Where is Algeria heading if it continues on such a path? Definitely more social explosions and discontent as such policies, wed to endemic corruption and nepotism, cannot achieve social consensus in Algeria and will only lead to more pauperization, unemployment, and inequality. Contrary to the dogmatic affirmations of its advocates, neoliberalism is antinomic with democracy. Instead, it is more compatible with authoritarianism because it mainly serves the interest of a tiny minority at the expense of the majority. It subjects the popular sovereignty to the dictates of the markets--something recently seen in Greece, Italy, Portugal, and Spain in the context of the European economic crisis. If maintained, the neoliberal policies will block the democratization process in Algeria and will end up reinforcing an authoritarian regime with a democratic façade.
Democracy means the sovereignty of the people and cannot be reduced to mere electoralism.

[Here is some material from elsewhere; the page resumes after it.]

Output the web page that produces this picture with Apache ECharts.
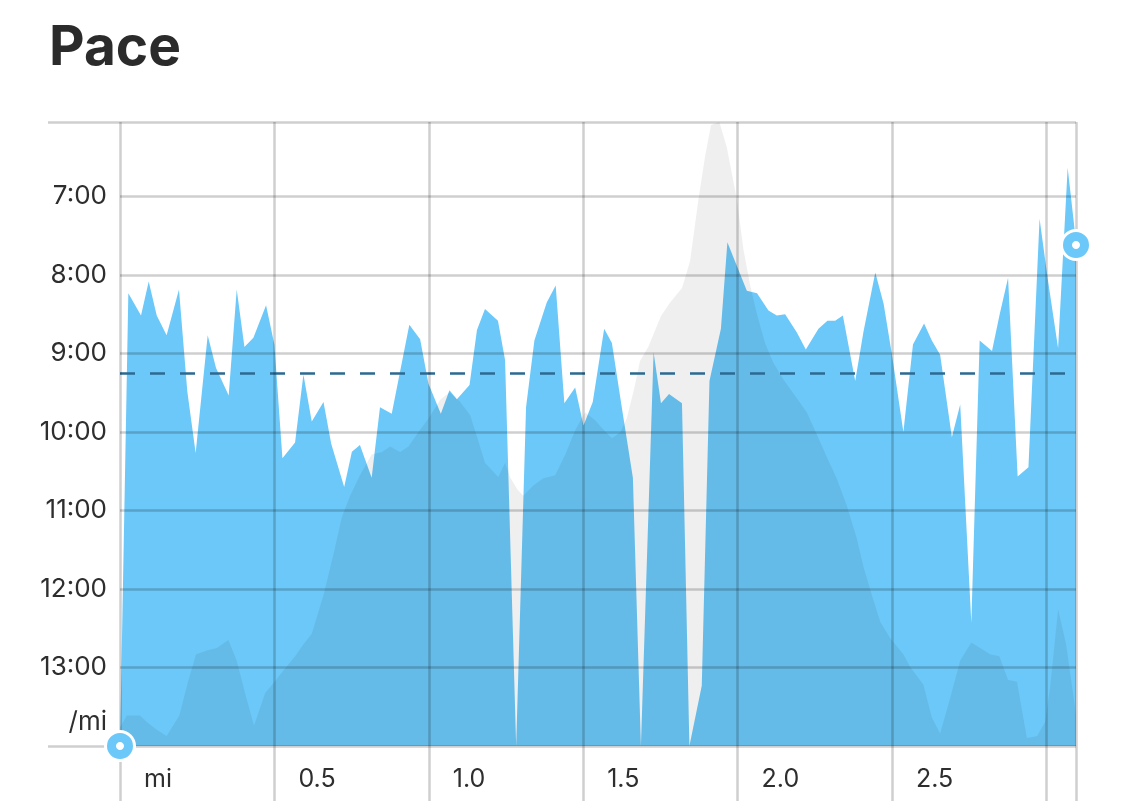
<!DOCTYPE html>
<html><head><meta charset="utf-8">
<script src="https://cdn.jsdelivr.net/npm/echarts@6/dist/echarts.min.js"></script>
<style>html,body{margin:0;padding:0;background:#fff}#c{width:1125px;height:801px}</style>
</head><body><div id="c"></div>
<script>
// distance (mi) and pace (seconds per mile)
const paceDist = [0, 0.027, 0.068, 0.093, 0.119, 0.151, 0.191, 0.218, 0.245, 0.284, 0.311, 0.352, 0.378, 0.403, 0.432, 0.473, 0.500, 0.526, 0.567, 0.594, 0.621, 0.659, 0.684, 0.726, 0.751, 0.777, 0.815, 0.842, 0.880, 0.937, 0.972, 0.999, 1.039, 1.067, 1.091, 1.132, 1.156, 1.182, 1.224, 1.247, 1.283, 1.315, 1.342, 1.382, 1.411, 1.439, 1.474, 1.501, 1.531, 1.568, 1.593, 1.625, 1.661, 1.687, 1.728, 1.752, 1.778, 1.820, 1.844, 1.884, 1.909, 1.946, 1.967, 2.030, 2.063, 2.100, 2.127, 2.154, 2.192, 2.221, 2.262, 2.291, 2.316, 2.341, 2.381, 2.408, 2.446, 2.473, 2.500, 2.537, 2.568, 2.604, 2.629, 2.656, 2.694, 2.721, 2.757, 2.784, 2.824, 2.848, 2.876, 2.907, 2.942, 2.978, 3.004, 3.038, 3.069, 3.090, 3.096];
const paceSec = [840, 494, 511, 485, 511, 526, 491, 569, 616, 526, 551, 572, 491, 535, 528, 503, 533, 620, 608, 556, 592, 577, 609, 642, 615, 610, 635, 581, 586, 518, 529, 563, 586, 568, 575, 564, 522, 506, 515, 545, 840, 581, 530, 501, 488, 578, 566, 595, 577, 521, 532, 581, 635, 840, 539, 578, 571, 578, 840, 794, 561, 521, 455, 492, 494, 507, 511, 510, 524, 537, 521, 515, 515, 511, 561, 523, 478, 502, 541, 600, 533, 517, 530, 541, 604, 579, 746, 530, 538, 511, 482, 634, 627, 437, 482, 536, 398, 442, 457];
// elevation profile (relative units 0-100)
const eleDist = [0, 0.022, 0.065, 0.086, 0.119, 0.151, 0.192, 0.219, 0.246, 0.281, 0.313, 0.351, 0.378, 0.405, 0.434, 0.470, 0.497, 0.529, 0.567, 0.594, 0.621, 0.659, 0.691, 0.718, 0.745, 0.777, 0.815, 0.848, 0.875, 0.907, 0.934, 0.966, 0.999, 1.037, 1.067, 1.101, 1.134, 1.156, 1.182, 1.225, 1.247, 1.263, 1.287, 1.306, 1.339, 1.371, 1.409, 1.442, 1.474, 1.506, 1.539, 1.560, 1.593, 1.620, 1.641, 1.663, 1.684, 1.711, 1.752, 1.782, 1.820, 1.846, 1.873, 1.895, 1.914, 1.941, 1.965, 1.998, 2.019, 2.041, 2.063, 2.089, 2.116, 2.149, 2.187, 2.224, 2.257, 2.289, 2.322, 2.354, 2.386, 2.408, 2.435, 2.462, 2.494, 2.537, 2.559, 2.602, 2.629, 2.656, 2.689, 2.721, 2.757, 2.786, 2.818, 2.848, 2.876, 2.905, 2.937, 2.970, 2.996, 3.013, 3.038, 3.064, 3.090, 3.096];
const eleVal = [3.0, 4.9, 4.9, 3.9, 2.6, 1.6, 4.9, 10.1, 14.7, 15.3, 15.7, 17.0, 13.7, 8.5, 3.3, 8.5, 10.1, 12.1, 14.4, 16.3, 18.0, 24.2, 30.7, 36.6, 40.1, 43.4, 46.7, 47.1, 48.0, 47.1, 48.0, 50.3, 52.5, 55.5, 56.7, 55.2, 53.0, 49.6, 45.4, 43.1, 45.4, 43.1, 41.1, 40.1, 41.8, 42.9, 43.4, 46.7, 50.6, 53.5, 52.2, 51.0, 49.3, 50.3, 52.5, 56.8, 61.7, 64.0, 68.9, 71.1, 73.4, 77.7, 87.5, 94.6, 99.5, 100, 96.0, 87.5, 79.6, 73.8, 69.2, 64.6, 61.4, 58.7, 56.1, 53.5, 49.9, 46.3, 42.8, 38.5, 33.3, 28.7, 24.2, 19.9, 17.3, 14.7, 12.7, 9.8, 4.6, 2.0, 7.8, 13.7, 16.6, 15.7, 14.7, 14.4, 10.6, 10.3, 1.3, 1.6, 3.9, 9.8, 21.9, 16.3, 7.2, 5.0];
const avgPaceSec = 555;
const yTickSec = [420, 480, 540, 600, 660, 720, 780];
const xTickMi = [0, 0.5, 1.0, 1.5, 2.0, 2.5, 3.0];
const xLabelMi = [0, 0.5, 1.0, 1.5, 2.0, 2.5];
const paceMin = 363, paceMax = 840, distMax = 3.096;

const FONT = 'Inter, Roboto, sans-serif';
const gridColor = 'rgba(0,0,0,0.19)';
const blue = '#6cc8f8';
function fmt(v) { const m = Math.floor(v / 60), s = Math.round(v % 60); return m + ':' + (s < 10 ? '0' : '') + s; }

const chart = echarts.init(document.getElementById('c'), null, {renderer: 'canvas'});
const lastIdx = paceDist.length - 1;
const endPoints = [[paceDist[0], paceSec[0]], [paceDist[lastIdx], paceSec[lastIdx]]];
chart.setOption({
  animation: false,
  title: {text: 'Pace', left: 44, top: 16, textStyle: {fontFamily: FONT, fontSize: 55, fontWeight: 700, color: '#2b2b2b'}},
  grid: {left: 120, right: 49, top: 122, bottom: 55},
  xAxis: {
    type: 'value', min: 0, max: distMax, z: 10,
    axisLine: {show: false},
    axisTick: {show: true, length: 55, customValues: xTickMi.concat([distMax]), lineStyle: {color: gridColor, width: 2.5}},
    splitLine: {show: true, lineStyle: {color: gridColor, width: 2.5}},
    axisLabel: {customValues: xLabelMi, formatter: v => v === 0 ? 'mi' : v.toFixed(1), align: 'left', padding: [0, 0, 0, 24], margin: 21, fontFamily: FONT, fontSize: 25, color: '#2e2e2e'}
  },
  yAxis: [
    {type: 'value', inverse: true, min: paceMin, max: paceMax, z: 10, position: 'left',
      axisLine: {show: false},
      axisTick: {show: false, customValues: [paceMin].concat(yTickSec, [paceMax])},
      splitLine: {show: true, lineStyle: {color: gridColor, width: 2.5}},
      axisLabel: {customValues: yTickSec.concat([paceMax]), margin: 13, fontFamily: FONT, fontSize: 26, color: '#2e2e2e',
        formatter: v => v === paceMax ? '{u|/mi}' : fmt(v),
        rich: {u: {fontFamily: FONT, fontSize: 26, color: '#2e2e2e', padding: [0, 0, 48, 0]}}}
    },
    {type: 'value', inverse: true, min: paceMin, max: paceMax, z: 10, position: 'left',
      axisLine: {show: false}, splitLine: {show: false}, axisLabel: {show: false},
      axisTick: {show: true, length: 72, customValues: [paceMin, paceMax], lineStyle: {color: gridColor, width: 2.5}}
    },
    {type: 'value', min: 0, max: 100, show: false}
  ],
  series: [
    {type: 'line', data: paceDist.map((d, i) => [d, paceSec[i]]), yAxisIndex: 0, symbol: 'none', z: 2,
      lineStyle: {width: 0, opacity: 0}, areaStyle: {color: blue, opacity: 1, origin: 'end'},
      markLine: {silent: true, symbol: 'none', label: {show: false}, z: 5,
        lineStyle: {color: '#2b6a93', width: 2.5, type: [15, 15]}, data: [{yAxis: avgPaceSec}]}
    },
    {type: 'line', data: eleDist.map((d, i) => [d, eleVal[i]]), yAxisIndex: 2, symbol: 'none', z: 3,
      lineStyle: {width: 0, opacity: 0}, areaStyle: {color: 'rgba(0,0,0,0.062)', opacity: 1}},
    {type: 'scatter', data: endPoints, yAxisIndex: 0, symbolSize: 32, clip: false, silent: true, z: 20,
      itemStyle: {color: '#fff', opacity: 1}},
    {type: 'scatter', data: endPoints, yAxisIndex: 0, symbolSize: 17, clip: false, silent: true, z: 21,
      itemStyle: {color: '#fff', borderColor: blue, borderWidth: 9, opacity: 1}}
  ]
});
</script></body></html>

It can only be achieved through a vision that has a social and national framework. Genuine democracy can only be constructed opposed to imperialism and its local lackeys in the comprador bourgeoisie, who are subordinated to the international system of exploitation and are not concerned about the population and the future of the country. Suffice it to say that the support and backing offered by the big powers (USA, Europe, Japan, Russia, and China) to the Arab dictatorships and despotic Gulf monarchies is an indication that we cannot separate the democratic, social, and anti-imperialist struggles that will achieve genuine national independence, social justice, and true democracy.
[1] Literally, those who have their backs to the walls, this term is used in reference to the unemployed who ceased to be stakeholders of post-colonial Algeria.